“We’re awake now, and the question is how do we stay awake to the living world? How do we make the act of asking nature’s advice a normal part of everyday inventing?” – Janine Benyus
Janine Benyus, author of Biomimicry, and co-founder of Project Drawdown explains ways that nature has managed ‘waste’ for eons before we arrived on the scene. Munibung Hill and her residents – ‘our biological elders’ (says Benyus), our wise ancestors – are earth savvy and can, if we pay attention, teach us a thing or two. After all they’ve come up with solutions many times over. Aspects of our lifestyle that we’ve turned into mountains of ‘waste’ they deem to be totally out of order. Waste from food production and eating, waste from shelter and the bulding industry, waste from clothing production and keeping up with the Jones’s … and so on … non-human species don’t tolerate waste in the sense of it being something you throw away, with away being in a garbage bin to accumulate as a toxic legacy.. Not part of their lexicon….

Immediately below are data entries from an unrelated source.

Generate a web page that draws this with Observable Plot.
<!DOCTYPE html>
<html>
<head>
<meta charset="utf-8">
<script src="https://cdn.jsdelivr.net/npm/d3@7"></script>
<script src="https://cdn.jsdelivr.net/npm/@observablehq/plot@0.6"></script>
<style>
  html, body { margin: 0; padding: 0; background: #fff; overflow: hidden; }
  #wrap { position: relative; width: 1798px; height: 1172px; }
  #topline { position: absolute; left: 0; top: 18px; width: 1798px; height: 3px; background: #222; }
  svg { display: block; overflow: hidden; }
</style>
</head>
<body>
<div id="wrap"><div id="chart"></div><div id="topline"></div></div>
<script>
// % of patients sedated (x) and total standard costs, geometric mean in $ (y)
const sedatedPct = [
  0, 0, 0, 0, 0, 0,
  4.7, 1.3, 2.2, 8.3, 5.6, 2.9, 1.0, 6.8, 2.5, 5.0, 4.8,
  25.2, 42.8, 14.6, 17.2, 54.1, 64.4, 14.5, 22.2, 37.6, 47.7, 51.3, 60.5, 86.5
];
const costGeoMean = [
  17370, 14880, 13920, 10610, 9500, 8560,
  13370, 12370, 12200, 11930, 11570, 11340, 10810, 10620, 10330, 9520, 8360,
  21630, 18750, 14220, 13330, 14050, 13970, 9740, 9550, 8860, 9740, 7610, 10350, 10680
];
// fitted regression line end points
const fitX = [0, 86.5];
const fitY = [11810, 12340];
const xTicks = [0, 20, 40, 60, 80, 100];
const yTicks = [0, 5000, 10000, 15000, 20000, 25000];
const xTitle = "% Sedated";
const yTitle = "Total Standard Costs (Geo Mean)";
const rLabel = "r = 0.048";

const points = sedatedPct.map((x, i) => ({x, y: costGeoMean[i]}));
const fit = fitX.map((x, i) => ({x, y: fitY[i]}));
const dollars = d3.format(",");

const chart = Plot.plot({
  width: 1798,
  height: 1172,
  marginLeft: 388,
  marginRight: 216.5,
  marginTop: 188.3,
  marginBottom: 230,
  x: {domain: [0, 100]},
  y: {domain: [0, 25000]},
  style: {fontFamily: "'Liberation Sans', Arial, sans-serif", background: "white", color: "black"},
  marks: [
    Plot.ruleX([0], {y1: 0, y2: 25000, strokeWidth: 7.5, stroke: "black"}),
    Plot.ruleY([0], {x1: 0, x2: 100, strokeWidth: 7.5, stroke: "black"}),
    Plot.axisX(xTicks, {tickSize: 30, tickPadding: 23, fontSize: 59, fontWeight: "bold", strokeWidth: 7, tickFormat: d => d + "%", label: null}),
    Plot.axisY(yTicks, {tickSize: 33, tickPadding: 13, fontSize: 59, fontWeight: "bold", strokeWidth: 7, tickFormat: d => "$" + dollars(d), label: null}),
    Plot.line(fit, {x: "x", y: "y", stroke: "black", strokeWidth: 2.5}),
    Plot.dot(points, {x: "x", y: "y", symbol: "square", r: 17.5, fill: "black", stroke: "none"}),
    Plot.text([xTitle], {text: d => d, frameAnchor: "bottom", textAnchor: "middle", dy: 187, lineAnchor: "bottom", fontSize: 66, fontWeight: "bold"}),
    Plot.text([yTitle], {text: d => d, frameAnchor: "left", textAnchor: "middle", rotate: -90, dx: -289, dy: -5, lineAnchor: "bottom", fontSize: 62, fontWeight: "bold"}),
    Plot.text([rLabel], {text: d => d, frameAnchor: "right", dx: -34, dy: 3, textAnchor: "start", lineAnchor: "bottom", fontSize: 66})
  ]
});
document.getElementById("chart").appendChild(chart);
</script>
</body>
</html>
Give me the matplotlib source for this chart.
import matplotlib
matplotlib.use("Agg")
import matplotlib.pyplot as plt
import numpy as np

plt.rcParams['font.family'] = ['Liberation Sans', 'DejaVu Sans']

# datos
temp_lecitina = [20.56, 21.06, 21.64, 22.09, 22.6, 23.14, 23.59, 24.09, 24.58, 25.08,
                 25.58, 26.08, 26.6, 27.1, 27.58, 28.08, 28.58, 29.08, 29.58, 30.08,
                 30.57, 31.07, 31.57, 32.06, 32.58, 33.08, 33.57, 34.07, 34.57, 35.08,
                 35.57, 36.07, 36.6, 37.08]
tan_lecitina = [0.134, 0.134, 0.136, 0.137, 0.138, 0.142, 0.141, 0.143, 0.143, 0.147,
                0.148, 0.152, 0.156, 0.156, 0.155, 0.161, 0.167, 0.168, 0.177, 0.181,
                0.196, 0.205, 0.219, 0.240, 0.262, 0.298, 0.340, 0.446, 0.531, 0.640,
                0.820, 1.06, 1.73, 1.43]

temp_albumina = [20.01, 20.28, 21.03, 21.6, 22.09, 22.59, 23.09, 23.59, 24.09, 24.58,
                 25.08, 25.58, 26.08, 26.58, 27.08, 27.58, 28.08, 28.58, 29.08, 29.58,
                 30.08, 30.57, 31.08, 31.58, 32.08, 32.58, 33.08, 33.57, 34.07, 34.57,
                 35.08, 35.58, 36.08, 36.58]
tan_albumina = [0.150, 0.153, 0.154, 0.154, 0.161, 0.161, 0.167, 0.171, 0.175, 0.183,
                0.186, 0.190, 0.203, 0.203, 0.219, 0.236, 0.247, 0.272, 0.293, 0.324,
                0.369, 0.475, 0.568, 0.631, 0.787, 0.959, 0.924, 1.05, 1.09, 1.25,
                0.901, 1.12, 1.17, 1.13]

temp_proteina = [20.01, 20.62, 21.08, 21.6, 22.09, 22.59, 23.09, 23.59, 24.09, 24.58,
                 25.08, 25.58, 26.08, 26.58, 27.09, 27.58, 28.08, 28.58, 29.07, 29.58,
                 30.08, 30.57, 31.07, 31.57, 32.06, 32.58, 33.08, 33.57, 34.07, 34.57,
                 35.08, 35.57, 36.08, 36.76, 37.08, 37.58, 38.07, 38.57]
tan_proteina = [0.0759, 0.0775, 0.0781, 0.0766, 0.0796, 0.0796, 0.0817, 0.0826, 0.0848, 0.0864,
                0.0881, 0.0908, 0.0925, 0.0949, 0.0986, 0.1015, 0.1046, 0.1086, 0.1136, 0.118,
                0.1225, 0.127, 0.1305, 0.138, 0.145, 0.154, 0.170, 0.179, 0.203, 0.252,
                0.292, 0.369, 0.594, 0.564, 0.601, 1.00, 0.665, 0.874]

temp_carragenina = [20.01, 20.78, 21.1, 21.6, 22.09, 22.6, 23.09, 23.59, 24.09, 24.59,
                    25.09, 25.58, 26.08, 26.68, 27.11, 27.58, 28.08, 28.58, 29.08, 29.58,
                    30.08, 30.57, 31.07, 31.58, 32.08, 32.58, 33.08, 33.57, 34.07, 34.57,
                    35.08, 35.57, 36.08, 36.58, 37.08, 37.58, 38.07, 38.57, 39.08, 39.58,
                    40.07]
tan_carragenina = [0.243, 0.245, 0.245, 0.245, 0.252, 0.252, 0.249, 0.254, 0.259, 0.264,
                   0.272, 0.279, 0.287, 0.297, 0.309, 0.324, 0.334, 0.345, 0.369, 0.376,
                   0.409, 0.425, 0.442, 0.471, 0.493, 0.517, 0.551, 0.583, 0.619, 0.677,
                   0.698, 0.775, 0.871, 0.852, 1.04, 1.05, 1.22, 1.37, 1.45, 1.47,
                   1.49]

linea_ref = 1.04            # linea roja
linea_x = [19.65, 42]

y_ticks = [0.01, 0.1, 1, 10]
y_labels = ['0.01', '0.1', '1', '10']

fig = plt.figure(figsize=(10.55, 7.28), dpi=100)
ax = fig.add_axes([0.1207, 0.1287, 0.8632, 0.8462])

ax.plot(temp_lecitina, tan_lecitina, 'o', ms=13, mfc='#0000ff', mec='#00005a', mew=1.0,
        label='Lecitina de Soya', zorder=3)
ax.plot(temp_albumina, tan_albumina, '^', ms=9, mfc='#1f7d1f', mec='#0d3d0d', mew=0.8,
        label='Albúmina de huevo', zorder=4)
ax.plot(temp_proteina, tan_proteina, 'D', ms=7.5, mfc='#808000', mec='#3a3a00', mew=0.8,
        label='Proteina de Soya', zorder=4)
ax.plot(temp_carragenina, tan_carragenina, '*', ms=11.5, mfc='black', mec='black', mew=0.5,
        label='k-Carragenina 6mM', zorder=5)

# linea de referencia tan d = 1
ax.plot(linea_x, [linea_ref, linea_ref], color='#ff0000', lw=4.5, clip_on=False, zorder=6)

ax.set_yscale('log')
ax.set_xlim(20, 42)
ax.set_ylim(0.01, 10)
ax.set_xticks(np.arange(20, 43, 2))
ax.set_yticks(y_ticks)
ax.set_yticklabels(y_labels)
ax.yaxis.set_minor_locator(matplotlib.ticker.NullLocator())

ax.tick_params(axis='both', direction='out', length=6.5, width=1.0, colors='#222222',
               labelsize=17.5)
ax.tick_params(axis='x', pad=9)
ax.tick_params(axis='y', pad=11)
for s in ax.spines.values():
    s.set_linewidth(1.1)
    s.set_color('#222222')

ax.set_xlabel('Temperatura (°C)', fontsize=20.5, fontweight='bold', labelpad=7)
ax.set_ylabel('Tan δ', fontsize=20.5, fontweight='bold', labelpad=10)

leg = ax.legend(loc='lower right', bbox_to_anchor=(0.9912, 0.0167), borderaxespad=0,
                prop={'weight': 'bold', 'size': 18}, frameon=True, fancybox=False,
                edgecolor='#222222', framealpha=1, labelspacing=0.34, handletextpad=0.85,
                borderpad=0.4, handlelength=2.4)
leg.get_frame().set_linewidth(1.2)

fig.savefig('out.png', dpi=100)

How to become awake to the the living world …
https://www.drawdown.org/board/janine-benyus
In this presentation Benyus sets out five principles by which nature lives and by which we might gain inspiration and understanding.
1. Life runs on (current) sunlight [We run on ancient sunlight as fossil fuels]
2. Life does its chemistry in water [We tend to use very toxic solvents]
3. Life depends on local (expertise) – organisms have to learn their place and limits and opportunities.
4. Life banks on diversity and rewards cooperation.
5. Life wastes nothing, upcycles everything and does not foul its nest, or home.
6. Life uses safe elements and elegant recipes, and shuns many of the elements on the periodic table.
“We are a very young species and possibly our best stance would be as apprentices to these masters. We have to replace our old industrial chemistry with nature’s recipe book,” says Benyus.